SCIENCE : Dark Energy's Fingerprint Found in Distant Galaxies
'May be the clearest detection of dark energy to date'
By Irene Klotz / August 5, 2008
Scientists don't know much about the mysterious phenomenon known as dark energy, but they do have a picture of what it's doing to the universe, namely, driving it apart.
In what may be the clearest detection of dark energy to date, astronomers at the University of Hawaii looked at microwaves left over from the beginning of the universe some 13.7 billion years ago. The scientists grouped the rays depending on whether they had passed through massive clusters of galaxies or bee-lined to Earthly detectors through areas largely lacking galactic real estate.
The premise was that these "background" microwaves would pick up a little energy as they entered the clusters, urged on by the forces of gravity. But if gravity had a monopoly on the game, the rays would lose that snap as they pressed through the other side, rendering the energy gain a transitory phenomenon.
So how to explain that the microwaves passing through super-sized galaxy clusters got to keep a bit of unearned gain?
István Szapudi and colleagues believe it is because dark energy, which sometimes is referred to as anti-gravity or vacuum energy, had spread out the galaxy clusters, as it is doing to all space. By the time the microwaves exited, there was proportionally a bit less mass to deal with, leaving the rays with a slight energy advantage.
"It's kind of like if you have a car on a hill," explained Gary Hinshaw of NASA's Goddard Space Flight Center in Greenbelt, Md. "You pick up energy as you're going down, but you give it all back up again when you go up.
"What is happening here," he added, "is that the acceleration of the universe is forcing the gravity wells to be less strong...so over the time it takes for energy to cross the cluster, the strength of the cluster has diminished."
The measurements are difficult to make because tiny variations in the Big Bang remnant waves are larger than the observable effects of intervening galaxy clusters and voids. But by grouping together data from background radiation maps of the 50 largest galaxy clusters and the 50 largest voids, researchers were able to come up with a finding they say has only a one in 200,000 chance of being a statistical fluke.
The data was taken from Sloan Digital Sky Survey, which has mapped the distribution of galaxies in about 25 percent of the sky.
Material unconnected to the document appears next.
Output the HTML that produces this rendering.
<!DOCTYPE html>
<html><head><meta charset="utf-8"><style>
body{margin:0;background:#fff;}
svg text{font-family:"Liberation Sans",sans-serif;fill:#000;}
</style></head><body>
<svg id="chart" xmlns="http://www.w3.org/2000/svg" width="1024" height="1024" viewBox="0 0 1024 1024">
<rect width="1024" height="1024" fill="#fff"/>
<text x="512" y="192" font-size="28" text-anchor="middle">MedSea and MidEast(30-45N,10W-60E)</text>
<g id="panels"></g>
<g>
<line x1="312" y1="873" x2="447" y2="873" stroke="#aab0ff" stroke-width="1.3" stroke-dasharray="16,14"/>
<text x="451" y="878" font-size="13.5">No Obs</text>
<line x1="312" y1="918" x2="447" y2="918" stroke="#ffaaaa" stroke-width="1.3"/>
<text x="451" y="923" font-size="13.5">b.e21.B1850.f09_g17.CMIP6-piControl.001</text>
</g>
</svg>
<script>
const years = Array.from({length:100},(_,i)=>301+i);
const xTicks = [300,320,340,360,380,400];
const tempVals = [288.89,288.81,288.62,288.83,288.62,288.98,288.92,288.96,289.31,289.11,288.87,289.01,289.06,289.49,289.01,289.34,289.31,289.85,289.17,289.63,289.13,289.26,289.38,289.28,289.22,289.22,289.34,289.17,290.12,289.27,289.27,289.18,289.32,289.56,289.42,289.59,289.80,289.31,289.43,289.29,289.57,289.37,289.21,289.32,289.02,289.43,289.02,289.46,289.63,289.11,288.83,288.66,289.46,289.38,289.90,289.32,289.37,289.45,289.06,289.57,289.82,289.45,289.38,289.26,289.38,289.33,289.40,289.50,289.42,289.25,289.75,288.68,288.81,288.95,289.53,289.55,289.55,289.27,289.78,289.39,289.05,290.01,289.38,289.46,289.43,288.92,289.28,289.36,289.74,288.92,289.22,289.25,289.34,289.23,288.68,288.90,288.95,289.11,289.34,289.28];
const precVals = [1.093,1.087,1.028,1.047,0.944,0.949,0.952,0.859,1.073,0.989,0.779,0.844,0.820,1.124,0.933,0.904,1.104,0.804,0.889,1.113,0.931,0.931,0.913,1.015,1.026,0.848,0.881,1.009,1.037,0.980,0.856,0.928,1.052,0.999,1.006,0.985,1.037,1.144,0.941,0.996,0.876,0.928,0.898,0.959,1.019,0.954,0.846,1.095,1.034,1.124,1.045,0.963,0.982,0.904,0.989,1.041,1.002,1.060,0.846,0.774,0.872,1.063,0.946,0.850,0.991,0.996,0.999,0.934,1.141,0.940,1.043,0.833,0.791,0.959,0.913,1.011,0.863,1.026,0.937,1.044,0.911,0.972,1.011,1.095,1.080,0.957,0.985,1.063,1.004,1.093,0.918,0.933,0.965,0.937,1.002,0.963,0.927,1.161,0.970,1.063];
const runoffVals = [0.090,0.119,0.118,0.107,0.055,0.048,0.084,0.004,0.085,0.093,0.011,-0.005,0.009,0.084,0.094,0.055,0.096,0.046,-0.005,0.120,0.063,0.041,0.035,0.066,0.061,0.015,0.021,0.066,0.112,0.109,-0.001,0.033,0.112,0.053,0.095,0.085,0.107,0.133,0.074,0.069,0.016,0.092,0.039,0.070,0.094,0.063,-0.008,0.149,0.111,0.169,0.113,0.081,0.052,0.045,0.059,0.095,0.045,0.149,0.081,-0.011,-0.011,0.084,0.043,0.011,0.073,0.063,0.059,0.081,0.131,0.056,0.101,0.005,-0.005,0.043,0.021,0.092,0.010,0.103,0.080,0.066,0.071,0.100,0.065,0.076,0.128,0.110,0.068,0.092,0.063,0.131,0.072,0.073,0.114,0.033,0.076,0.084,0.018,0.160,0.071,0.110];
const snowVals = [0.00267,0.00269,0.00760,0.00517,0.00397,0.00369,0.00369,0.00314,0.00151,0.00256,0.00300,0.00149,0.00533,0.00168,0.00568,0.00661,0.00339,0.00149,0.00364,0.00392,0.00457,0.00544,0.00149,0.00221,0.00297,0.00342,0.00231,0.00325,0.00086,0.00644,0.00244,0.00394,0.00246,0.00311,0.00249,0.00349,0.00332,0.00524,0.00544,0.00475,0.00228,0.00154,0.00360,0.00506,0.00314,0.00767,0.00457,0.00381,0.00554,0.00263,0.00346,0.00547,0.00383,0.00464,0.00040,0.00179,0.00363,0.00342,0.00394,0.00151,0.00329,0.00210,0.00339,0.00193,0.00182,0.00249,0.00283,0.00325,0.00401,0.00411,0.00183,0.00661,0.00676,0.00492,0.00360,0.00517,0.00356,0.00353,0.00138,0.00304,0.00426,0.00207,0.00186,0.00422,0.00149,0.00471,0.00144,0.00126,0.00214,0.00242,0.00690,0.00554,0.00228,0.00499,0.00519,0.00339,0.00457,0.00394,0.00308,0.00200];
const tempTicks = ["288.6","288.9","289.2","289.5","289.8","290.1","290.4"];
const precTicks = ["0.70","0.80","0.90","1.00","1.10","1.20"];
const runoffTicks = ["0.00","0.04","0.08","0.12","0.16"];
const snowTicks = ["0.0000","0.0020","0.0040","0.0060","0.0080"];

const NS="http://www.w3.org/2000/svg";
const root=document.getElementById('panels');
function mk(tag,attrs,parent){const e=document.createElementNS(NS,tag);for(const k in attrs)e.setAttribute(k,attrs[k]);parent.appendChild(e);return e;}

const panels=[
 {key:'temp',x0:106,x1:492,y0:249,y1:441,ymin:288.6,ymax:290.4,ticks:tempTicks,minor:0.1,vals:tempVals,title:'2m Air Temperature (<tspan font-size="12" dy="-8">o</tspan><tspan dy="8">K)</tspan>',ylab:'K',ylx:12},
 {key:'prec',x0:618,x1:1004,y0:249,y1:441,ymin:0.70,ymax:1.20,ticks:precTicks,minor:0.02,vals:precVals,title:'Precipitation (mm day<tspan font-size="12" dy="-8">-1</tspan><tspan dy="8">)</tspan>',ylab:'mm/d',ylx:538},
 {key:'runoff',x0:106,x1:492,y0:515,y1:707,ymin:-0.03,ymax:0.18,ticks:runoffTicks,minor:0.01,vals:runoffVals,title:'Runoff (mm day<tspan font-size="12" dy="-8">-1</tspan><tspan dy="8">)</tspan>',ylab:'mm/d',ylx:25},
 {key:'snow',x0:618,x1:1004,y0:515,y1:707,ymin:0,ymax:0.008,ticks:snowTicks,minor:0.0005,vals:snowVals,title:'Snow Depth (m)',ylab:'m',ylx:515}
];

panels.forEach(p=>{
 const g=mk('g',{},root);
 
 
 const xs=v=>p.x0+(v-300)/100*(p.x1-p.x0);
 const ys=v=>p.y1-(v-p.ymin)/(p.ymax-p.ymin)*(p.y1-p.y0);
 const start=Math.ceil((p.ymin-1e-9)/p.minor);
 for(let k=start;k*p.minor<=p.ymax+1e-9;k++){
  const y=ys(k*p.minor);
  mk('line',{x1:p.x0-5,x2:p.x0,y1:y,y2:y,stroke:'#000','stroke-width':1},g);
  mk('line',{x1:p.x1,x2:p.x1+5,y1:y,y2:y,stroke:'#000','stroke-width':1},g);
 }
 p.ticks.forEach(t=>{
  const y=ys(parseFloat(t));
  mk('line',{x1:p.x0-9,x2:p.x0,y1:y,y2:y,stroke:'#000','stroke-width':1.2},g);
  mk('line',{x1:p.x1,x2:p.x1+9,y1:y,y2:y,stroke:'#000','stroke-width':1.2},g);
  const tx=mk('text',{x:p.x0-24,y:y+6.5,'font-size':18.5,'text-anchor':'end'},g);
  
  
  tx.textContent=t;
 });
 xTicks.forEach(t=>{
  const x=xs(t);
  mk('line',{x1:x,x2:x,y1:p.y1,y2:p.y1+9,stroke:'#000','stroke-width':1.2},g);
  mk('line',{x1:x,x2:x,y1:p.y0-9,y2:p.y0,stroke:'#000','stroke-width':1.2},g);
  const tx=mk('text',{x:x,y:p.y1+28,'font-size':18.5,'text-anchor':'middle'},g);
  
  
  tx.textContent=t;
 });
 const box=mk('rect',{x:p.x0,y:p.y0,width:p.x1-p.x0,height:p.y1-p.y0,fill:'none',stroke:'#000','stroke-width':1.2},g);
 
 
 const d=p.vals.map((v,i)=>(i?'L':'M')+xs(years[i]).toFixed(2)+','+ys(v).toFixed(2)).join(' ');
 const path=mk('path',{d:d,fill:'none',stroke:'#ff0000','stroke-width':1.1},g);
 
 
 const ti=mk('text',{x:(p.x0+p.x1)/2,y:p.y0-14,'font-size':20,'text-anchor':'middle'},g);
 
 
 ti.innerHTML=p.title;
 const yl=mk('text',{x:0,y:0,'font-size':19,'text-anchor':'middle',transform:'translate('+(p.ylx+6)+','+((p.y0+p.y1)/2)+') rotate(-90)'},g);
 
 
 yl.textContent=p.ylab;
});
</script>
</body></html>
Previous dark energy studies have a one in 20 chance of being statistically coincidental, Szapudi said.
Dark energy was discovered about 10 years ago and is considered the leading outstanding puzzle in cosmology today.
"In the last six or seven billion years, the expansion of the universe has switched over from slowing down to speeding up, meaning that dark energy is becoming more dominant in controlling the growth of the universe," Hinshaw said. "As the universe expands, matter gets more and more dilute and dark energy gets more and more dominate."
Szapudi's research will be published in an upcoming issue of The Astrophysical Journal.